Material:
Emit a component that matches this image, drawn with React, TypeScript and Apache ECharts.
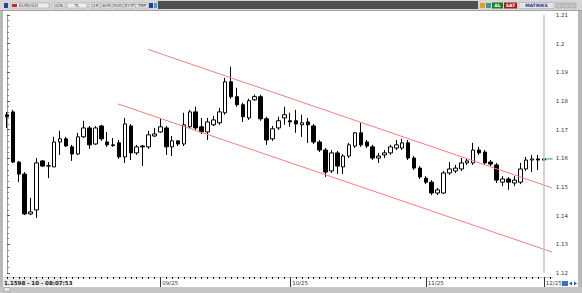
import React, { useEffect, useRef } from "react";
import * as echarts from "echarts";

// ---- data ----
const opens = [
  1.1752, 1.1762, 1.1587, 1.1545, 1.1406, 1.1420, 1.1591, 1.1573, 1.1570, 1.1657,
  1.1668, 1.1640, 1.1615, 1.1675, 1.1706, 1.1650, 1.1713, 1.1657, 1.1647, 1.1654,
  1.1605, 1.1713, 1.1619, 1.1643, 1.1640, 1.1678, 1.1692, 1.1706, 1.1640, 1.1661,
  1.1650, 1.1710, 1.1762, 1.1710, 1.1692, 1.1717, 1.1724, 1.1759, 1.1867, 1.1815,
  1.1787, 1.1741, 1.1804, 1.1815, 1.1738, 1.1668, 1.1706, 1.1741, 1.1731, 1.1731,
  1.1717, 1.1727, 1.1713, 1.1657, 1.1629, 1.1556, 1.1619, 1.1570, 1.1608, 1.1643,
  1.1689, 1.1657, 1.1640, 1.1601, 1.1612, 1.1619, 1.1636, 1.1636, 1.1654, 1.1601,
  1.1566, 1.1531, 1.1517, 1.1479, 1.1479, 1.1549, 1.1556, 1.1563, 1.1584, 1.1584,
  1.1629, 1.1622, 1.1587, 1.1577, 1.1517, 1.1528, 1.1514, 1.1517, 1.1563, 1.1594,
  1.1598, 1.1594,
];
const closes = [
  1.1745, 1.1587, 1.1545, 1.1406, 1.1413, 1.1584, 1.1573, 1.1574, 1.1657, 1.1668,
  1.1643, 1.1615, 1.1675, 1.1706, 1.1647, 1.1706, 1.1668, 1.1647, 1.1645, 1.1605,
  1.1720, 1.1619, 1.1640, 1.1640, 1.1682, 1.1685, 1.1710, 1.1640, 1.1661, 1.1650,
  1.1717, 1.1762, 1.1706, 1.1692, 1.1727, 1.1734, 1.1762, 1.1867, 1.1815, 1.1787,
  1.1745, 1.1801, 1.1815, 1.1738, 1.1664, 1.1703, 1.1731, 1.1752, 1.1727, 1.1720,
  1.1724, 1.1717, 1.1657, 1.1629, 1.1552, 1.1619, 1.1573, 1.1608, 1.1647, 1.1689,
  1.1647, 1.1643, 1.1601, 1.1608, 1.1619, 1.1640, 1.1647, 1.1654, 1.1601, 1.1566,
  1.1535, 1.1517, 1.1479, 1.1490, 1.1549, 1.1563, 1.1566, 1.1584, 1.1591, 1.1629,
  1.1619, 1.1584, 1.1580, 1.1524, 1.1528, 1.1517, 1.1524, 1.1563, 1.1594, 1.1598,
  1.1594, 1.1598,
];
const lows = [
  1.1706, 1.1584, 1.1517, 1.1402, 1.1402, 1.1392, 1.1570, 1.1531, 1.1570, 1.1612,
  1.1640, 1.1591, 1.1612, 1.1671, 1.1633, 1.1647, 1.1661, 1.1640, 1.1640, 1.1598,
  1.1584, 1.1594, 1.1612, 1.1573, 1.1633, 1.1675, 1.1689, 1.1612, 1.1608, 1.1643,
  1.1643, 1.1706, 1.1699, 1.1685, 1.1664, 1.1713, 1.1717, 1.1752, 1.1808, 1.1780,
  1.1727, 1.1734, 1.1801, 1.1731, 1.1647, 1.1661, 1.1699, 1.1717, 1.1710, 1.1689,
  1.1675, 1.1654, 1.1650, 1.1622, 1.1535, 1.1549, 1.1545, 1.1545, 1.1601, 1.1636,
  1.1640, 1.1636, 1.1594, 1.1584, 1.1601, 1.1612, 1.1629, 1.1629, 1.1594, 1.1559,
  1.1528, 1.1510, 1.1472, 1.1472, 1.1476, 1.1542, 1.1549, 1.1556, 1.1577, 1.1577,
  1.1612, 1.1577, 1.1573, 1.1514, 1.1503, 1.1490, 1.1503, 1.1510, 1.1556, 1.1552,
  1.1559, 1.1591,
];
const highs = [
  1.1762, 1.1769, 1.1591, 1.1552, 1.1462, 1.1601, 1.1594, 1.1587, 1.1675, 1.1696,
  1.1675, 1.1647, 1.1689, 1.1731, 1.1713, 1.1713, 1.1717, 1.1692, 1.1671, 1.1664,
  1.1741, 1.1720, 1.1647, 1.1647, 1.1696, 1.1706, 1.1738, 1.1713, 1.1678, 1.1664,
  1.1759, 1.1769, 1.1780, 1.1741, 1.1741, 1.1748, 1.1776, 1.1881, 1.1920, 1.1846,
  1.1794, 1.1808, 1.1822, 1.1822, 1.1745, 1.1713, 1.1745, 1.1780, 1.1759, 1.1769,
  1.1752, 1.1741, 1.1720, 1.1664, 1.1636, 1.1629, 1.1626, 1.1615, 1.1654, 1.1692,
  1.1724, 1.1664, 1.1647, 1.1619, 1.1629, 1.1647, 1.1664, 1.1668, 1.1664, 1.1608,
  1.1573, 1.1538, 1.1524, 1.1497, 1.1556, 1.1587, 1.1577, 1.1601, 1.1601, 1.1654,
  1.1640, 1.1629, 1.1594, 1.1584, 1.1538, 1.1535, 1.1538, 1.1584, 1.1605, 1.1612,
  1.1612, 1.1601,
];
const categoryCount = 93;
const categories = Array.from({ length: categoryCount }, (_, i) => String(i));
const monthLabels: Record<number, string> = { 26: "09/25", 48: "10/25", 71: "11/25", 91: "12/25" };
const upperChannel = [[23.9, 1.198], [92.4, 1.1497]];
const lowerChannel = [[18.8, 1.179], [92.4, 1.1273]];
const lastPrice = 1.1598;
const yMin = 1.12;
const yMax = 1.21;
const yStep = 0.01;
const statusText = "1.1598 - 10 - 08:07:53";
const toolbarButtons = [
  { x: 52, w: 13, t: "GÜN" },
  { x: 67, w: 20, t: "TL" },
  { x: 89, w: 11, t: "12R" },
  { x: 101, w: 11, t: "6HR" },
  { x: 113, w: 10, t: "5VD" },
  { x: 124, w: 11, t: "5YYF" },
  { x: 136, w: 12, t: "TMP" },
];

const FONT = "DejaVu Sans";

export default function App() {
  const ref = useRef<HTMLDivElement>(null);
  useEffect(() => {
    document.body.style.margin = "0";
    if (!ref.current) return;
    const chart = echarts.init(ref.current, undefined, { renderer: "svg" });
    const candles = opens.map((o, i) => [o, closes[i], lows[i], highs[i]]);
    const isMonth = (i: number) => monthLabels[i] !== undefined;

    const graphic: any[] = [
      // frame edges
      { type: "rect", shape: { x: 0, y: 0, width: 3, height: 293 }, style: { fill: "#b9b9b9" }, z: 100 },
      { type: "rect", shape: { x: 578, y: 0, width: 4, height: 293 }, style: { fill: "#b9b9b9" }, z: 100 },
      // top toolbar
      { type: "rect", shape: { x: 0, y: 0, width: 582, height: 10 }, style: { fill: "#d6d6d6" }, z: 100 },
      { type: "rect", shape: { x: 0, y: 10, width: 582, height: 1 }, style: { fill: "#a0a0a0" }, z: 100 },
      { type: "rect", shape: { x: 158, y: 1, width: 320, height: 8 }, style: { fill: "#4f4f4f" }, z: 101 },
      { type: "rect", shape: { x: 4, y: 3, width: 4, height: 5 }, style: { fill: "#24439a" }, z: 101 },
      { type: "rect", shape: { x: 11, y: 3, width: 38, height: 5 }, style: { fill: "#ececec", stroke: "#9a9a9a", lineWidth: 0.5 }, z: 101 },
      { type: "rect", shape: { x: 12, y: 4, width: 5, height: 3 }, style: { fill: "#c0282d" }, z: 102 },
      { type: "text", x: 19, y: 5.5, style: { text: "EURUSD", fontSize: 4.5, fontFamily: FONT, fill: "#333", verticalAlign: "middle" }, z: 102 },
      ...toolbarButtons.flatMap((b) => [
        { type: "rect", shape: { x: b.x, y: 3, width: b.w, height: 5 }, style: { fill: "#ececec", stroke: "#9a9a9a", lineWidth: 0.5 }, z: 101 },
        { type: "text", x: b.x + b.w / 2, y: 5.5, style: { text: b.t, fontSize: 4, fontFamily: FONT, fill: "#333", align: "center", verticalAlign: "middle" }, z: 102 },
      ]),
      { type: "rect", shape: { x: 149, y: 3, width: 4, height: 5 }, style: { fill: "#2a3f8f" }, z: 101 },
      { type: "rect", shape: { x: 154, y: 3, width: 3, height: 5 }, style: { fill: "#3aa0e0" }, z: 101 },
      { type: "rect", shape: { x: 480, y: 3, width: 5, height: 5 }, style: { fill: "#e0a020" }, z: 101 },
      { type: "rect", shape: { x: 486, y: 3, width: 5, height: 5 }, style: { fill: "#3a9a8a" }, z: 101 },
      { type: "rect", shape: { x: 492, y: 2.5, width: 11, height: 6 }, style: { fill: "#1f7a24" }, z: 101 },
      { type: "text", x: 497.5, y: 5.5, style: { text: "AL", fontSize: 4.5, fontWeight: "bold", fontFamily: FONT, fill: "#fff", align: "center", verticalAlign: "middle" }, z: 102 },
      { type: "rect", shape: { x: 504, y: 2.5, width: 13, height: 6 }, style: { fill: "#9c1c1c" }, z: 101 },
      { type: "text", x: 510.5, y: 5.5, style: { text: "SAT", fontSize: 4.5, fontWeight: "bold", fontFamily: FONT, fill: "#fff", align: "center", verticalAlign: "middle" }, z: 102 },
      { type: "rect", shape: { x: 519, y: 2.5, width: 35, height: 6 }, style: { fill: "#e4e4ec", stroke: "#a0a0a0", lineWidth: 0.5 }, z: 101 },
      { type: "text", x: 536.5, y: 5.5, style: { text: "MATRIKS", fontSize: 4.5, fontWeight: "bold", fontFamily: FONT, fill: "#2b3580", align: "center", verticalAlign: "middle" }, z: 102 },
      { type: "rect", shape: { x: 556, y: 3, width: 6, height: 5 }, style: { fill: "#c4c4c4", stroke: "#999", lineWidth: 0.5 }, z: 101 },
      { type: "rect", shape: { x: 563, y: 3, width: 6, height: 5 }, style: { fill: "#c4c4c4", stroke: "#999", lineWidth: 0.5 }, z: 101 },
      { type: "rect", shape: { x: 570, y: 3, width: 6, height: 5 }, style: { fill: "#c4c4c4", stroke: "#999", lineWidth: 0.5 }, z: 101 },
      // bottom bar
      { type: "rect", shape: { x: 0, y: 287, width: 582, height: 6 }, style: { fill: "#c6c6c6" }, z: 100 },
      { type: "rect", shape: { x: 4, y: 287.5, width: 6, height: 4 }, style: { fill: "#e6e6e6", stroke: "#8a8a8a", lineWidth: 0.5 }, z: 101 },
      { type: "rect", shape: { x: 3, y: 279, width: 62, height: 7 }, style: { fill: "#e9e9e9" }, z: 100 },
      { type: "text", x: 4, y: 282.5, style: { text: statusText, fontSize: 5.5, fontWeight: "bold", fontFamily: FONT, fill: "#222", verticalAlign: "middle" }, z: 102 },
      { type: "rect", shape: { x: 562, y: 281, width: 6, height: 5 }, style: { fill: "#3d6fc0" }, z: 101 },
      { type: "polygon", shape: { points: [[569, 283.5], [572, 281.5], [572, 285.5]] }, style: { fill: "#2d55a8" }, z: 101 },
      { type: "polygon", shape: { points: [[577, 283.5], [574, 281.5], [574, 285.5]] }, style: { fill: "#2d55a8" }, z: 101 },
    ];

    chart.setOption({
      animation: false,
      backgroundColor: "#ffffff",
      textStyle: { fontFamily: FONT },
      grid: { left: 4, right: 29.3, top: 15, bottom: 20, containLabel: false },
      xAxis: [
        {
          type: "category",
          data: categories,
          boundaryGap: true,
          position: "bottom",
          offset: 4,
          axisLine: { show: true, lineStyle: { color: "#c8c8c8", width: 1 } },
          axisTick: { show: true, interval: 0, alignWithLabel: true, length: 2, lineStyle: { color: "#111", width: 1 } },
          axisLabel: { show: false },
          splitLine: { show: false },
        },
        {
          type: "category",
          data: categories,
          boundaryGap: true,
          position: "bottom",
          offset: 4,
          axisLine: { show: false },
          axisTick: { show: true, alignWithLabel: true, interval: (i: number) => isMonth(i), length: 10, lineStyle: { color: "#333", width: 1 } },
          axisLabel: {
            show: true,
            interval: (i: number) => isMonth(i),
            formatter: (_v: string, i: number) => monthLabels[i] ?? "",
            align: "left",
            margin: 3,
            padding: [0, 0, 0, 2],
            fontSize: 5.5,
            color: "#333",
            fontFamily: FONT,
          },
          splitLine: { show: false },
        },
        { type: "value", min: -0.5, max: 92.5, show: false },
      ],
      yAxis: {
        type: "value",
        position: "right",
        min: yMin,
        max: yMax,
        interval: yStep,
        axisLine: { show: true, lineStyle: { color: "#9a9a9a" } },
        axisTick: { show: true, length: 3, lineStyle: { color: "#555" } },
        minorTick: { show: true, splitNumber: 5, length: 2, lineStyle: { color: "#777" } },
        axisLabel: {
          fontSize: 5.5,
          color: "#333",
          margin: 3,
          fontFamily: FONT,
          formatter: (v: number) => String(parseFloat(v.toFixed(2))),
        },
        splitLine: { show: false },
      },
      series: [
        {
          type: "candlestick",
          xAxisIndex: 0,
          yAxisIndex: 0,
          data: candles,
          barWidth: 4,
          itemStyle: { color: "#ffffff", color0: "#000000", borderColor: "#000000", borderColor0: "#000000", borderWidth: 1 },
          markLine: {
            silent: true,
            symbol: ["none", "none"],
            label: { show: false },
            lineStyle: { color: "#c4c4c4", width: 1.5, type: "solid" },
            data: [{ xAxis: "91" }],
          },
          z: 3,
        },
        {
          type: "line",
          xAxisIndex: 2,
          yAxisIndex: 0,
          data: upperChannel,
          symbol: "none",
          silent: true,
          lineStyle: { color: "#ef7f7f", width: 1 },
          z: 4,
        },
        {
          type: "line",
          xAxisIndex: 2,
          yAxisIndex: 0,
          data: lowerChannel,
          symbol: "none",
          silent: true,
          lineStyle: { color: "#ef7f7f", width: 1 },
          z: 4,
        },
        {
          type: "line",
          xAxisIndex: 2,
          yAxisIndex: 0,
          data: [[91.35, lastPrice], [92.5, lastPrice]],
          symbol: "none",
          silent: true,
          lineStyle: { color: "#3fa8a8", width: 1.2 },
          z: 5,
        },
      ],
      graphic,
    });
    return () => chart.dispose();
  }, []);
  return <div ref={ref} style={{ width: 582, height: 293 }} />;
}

Exercise brief: Gather up the lines that contain the word "React".

Final result:
Emit a component that matches this image, drawn with React, TypeScript and Apache ECharts.
import React, { useEffect, useRef } from "react";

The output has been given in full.